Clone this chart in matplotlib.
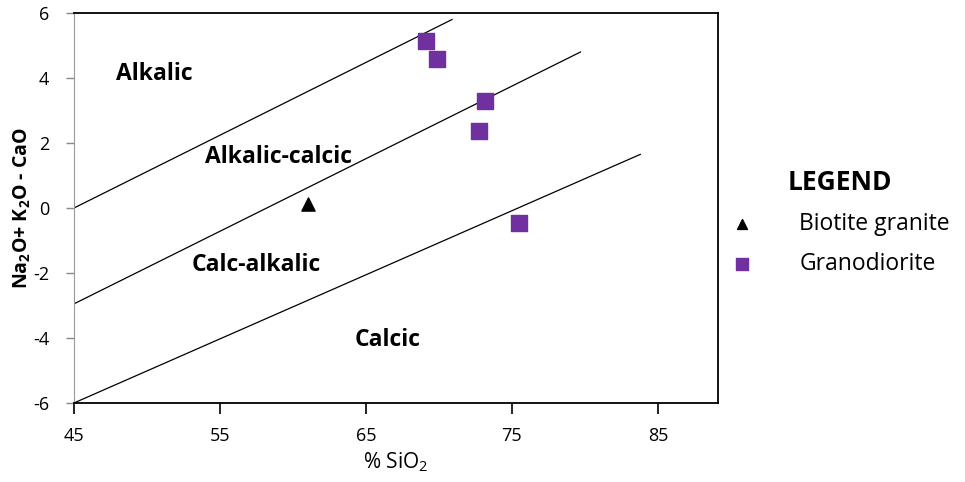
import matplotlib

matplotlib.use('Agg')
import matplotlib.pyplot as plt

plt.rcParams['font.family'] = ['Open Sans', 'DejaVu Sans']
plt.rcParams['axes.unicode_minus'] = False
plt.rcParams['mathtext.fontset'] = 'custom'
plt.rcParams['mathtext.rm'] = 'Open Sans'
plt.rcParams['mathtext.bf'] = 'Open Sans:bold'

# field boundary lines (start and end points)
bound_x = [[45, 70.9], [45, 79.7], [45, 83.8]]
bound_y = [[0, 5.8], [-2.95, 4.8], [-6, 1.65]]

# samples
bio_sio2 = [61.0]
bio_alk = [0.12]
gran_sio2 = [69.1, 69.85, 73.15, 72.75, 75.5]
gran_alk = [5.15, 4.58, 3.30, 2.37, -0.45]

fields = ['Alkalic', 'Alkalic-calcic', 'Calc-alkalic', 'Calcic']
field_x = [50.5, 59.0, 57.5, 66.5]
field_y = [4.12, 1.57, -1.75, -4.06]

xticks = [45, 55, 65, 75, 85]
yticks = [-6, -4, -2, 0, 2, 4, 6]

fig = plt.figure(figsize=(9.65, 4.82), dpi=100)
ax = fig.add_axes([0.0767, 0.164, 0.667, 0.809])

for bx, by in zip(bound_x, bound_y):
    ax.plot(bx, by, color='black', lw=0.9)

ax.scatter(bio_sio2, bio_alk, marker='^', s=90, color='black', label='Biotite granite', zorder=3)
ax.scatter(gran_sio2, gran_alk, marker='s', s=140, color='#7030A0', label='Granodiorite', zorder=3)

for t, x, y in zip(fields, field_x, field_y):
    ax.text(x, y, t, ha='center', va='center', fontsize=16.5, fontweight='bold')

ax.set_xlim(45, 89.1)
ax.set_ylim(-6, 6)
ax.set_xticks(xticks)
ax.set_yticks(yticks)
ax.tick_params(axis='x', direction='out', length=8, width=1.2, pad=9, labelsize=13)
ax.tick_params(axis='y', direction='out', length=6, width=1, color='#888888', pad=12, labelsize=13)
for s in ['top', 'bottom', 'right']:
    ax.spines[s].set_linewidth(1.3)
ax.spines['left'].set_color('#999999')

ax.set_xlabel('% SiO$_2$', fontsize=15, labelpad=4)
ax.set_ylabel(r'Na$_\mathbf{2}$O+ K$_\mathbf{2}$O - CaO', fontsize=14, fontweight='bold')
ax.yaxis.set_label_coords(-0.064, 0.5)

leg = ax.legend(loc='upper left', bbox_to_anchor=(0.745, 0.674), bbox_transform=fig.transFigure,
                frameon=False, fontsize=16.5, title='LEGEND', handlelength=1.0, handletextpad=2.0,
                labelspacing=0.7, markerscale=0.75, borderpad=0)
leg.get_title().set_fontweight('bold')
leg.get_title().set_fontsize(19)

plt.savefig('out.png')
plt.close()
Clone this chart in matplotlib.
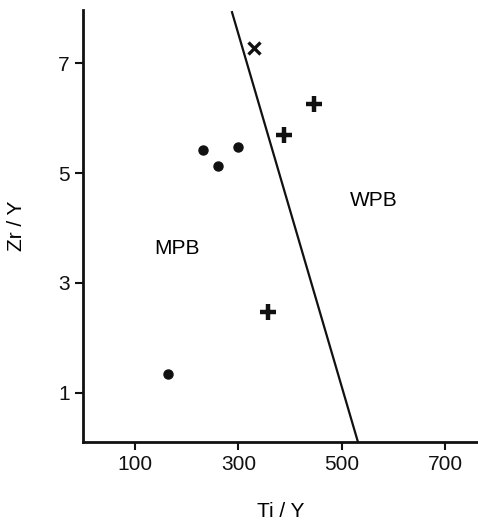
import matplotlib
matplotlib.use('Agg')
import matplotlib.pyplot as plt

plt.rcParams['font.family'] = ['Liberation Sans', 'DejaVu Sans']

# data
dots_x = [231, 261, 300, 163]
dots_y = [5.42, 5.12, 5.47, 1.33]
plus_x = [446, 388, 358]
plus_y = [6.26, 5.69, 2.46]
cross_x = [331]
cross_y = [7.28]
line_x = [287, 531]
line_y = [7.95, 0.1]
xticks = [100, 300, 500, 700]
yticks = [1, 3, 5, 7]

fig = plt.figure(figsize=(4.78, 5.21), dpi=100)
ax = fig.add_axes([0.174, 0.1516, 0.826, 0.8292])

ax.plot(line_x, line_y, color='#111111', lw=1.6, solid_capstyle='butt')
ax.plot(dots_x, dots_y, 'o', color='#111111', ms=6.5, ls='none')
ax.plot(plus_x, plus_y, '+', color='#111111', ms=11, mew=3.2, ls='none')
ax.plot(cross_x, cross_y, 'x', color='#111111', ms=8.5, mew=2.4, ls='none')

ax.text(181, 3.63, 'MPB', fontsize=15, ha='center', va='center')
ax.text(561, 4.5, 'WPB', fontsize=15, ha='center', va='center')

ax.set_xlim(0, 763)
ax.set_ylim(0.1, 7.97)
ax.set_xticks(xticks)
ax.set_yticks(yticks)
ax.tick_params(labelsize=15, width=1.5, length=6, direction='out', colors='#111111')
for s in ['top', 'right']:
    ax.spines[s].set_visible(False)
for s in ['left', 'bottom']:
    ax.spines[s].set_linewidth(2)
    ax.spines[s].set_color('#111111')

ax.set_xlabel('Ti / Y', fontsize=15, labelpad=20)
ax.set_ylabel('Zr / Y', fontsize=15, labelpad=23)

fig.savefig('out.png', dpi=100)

=== What you should do ===
Write out an exact copy of the listing, first line through the line containing "gran_alk = [5.15, 4.58, 3.30, 2.37, -0.45]", with the pictures left out.

=== Reply ===
Clone this chart in matplotlib.
import matplotlib

matplotlib.use('Agg')
import matplotlib.pyplot as plt

plt.rcParams['font.family'] = ['Open Sans', 'DejaVu Sans']
plt.rcParams['axes.unicode_minus'] = False
plt.rcParams['mathtext.fontset'] = 'custom'
plt.rcParams['mathtext.rm'] = 'Open Sans'
plt.rcParams['mathtext.bf'] = 'Open Sans:bold'

# field boundary lines (start and end points)
bound_x = [[45, 70.9], [45, 79.7], [45, 83.8]]
bound_y = [[0, 5.8], [-2.95, 4.8], [-6, 1.65]]

# samples
bio_sio2 = [61.0]
bio_alk = [0.12]
gran_sio2 = [69.1, 69.85, 73.15, 72.75, 75.5]
gran_alk = [5.15, 4.58, 3.30, 2.37, -0.45]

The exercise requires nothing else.